Plea agreement at ¶ III, 2 (Doc. 97, criminal case).
The Seventh Circuit has held that "a waiver of a right to appeal contained within a guilty plea is enforceable," provided the waiver is knowing and voluntary. United States v. Feichtinger, 105 F.3d 1188, 1190 (7th Cir.), cert. denied, 117 S.Ct. 2467 (1997); United States v. Schmidt, 47 F.3d 188, 190 (7th Cir. 1995). See also United States v. Wenger, 58 F.3d 280, 281 (7th Cir.), cert. denied, 116 S.Ct. 349 (1995). Similarly, the Seventh Circuit has found that a waiver of Section 2255 relief in a plea agreement is enforceable, and should be treated no differently than the waiver of a direct appeal. Jones v. United States, 167 F.3d 1142, 1145 (7th Cir. 1999). Indeed, the Seventh Circuit has specifically stated that both statutory and constitutional rights can be waived in a plea agreement. Id. at 1144; United States v. Woolley, 123 F.3d 627, 631-32 (7th Cir. 1997); Feichtinger, 105 F.3d at 1190.
In this case, Petitioner argues that his plea agreement, and therefore the included waiver provision, was not knowing and voluntary, as it was based upon unsound advice derived from counsel's ineffective performance.

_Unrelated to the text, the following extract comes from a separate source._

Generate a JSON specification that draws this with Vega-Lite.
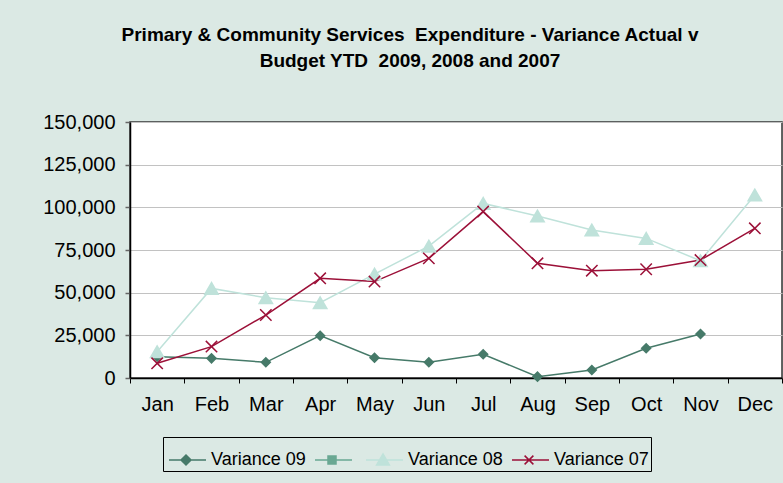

The Court ORDERS the Government to file a response to Petitioner's motion within THIRTY (30) DAYS of the date of this Order. The Government shall, as part of its response, attach all relevant portions of the record. In its response, the Government shall first address whether the plea agreement is enforceable. Assuming the Court finds that it is not enforceable, the Government shall also address each specific ground raised in the § 2255 motion.